REPUBLIKA.CO.ID, JAKARTA -- Pengrajin tahu-tempe di kawasan Utan Kayu, Jakarta Timur, belum merasakan dampak stabilisasi harga kedelai karena mereka masih harus membeli komoditas itu dengan harga di atas Rp 9.500 per kilogram (kg). "Kami jujur belum merasakan dampak stabilisasi harga kedelai dari pemerintah," kata salah satu pengrajin tahu-tempe di Jalan Srikaya Nomor 4 Utan Kayu Utara, Matraman, Jakarta Timur Benny Hasyim di Jakarta, Jumat (13/9).
Ia mengatakan, hingga hari ini, pengrajin di wilayah itu masih membeli kedelai dengan harga di atas Rp 9.500 per kg. Menurutnya, penurunan harga kedelai yang dijanjikan pemerintah sampai minimal di angka Rp 8.500 per kg masih sekadar wacana. "Tidak ada penurunan harga kedelai sampai sekarang ini, baru wacana itu, masih Rp 9.500," katanya.
Kenaikan harga kedelai dari yang semula Rp 8.500 hingga di atas Rp 9.500 itu, kata dia, cukup memberatkan perajin. Tingkat produksi tahu-tempe mereka pun mengalami penurunan hingga 20 persen. "Sekarang kami hanya mampu produksi dua kwintal per hari dengan omzet sekitar Rp 2 juta," kata Benny.

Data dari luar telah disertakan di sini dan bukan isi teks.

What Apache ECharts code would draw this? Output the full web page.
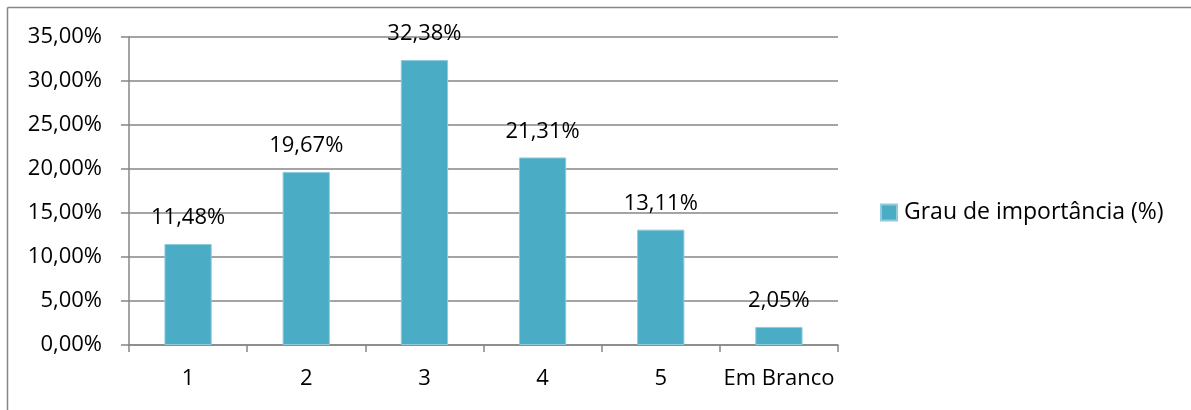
<!DOCTYPE html>
<html>
<head>
<meta charset="utf-8">
<script src="https://cdn.jsdelivr.net/npm/echarts@6/dist/echarts.min.js"></script>
<style>
  html, body { margin: 0; padding: 0; background: #fff; }
  #chart { width: 1191px; height: 410px; }
</style>
</head>
<body>
<div id="chart"></div>
<script>
const categories = ['1', '2', '3', '4', '5', 'Em Branco'];
const values = [11.48, 19.67, 32.38, 21.31, 13.11, 2.05];
const seriesName = 'Grau de importância (%)';

const FONT = 'Open Sans';
const fmt = v => v.toFixed(2).replace('.', ',') + '%';

const chart = echarts.init(document.getElementById('chart'), null, { renderer: 'canvas' });
chart.setOption({
  animation: false,
  backgroundColor: '#fff',
  textStyle: { fontFamily: FONT },
  graphic: [
    { type: 'line', shape: { x1: 7.5, y1: 7.5, x2: 1191, y2: 7.5 }, style: { stroke: '#868686', lineWidth: 1.5 } },
    { type: 'line', shape: { x1: 7.5, y1: 7.5, x2: 7.5, y2: 410 }, style: { stroke: '#868686', lineWidth: 1.5 } }
  ],
  legend: {
    left: 880, top: 201, padding: 0,
    itemWidth: 16, itemHeight: 16, itemGap: 10,
    icon: 'rect',
    textStyle: { fontFamily: FONT, fontSize: 23, color: '#000', padding: [0, 0, 0, 2] },
    data: [seriesName]
  },
  grid: { left: 129, right: 353, top: 37, bottom: 65 },
  xAxis: {
    type: 'category',
    data: categories,
    boundaryGap: true,
    axisLine: { lineStyle: { color: '#868686', width: 1.5 } },
    axisTick: { show: true, length: 7, lineStyle: { color: '#868686', width: 1.5 } },
    axisLabel: { interval: 0, color: '#000', fontFamily: FONT, fontSize: 22, margin: 23 }
  },
  yAxis: {
    type: 'value',
    min: 0, max: 35, interval: 5,
    axisLine: { show: true, lineStyle: { color: '#868686', width: 1.5 } },
    axisTick: { show: true, length: 8, lineStyle: { color: '#868686', width: 1.5 } },
    splitLine: { lineStyle: { color: '#868686', width: 1.5 } },
    axisLabel: { color: '#000', fontFamily: FONT, fontSize: 22, margin: 27, formatter: fmt }
  },
  series: [{
    name: seriesName,
    type: 'bar',
    data: values,
    barWidth: '40%',
    itemStyle: { color: '#4BACC6', borderColor: '#8fcbdb', borderWidth: 1 },
    label: {
      show: true, position: 'top', distance: 15,
      color: '#000', fontFamily: FONT, fontSize: 22,
      formatter: p => fmt(p.value)
    }
  }]
});
</script>
</body>
</html>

Padahal sebelumnya, pabriknya mampu memproduksi tiga kwintal tahu per hari dengan omzet mencapai Rp 3,5 juta per hari. Berbagai upaya sudah dilakukan Benny dan rekan-rekannya untuk bisa menekan harga kedelai di pasaran, mulai berunjuk rasa hingga melakukan mogok kerja namun upaya itu belum membuahkan hasil. "Pemerintah sudah mengumumkan akan ada (penurunan harga kedelai) tapi sampai saat ini belum ada penurunan sama sekali," katanya.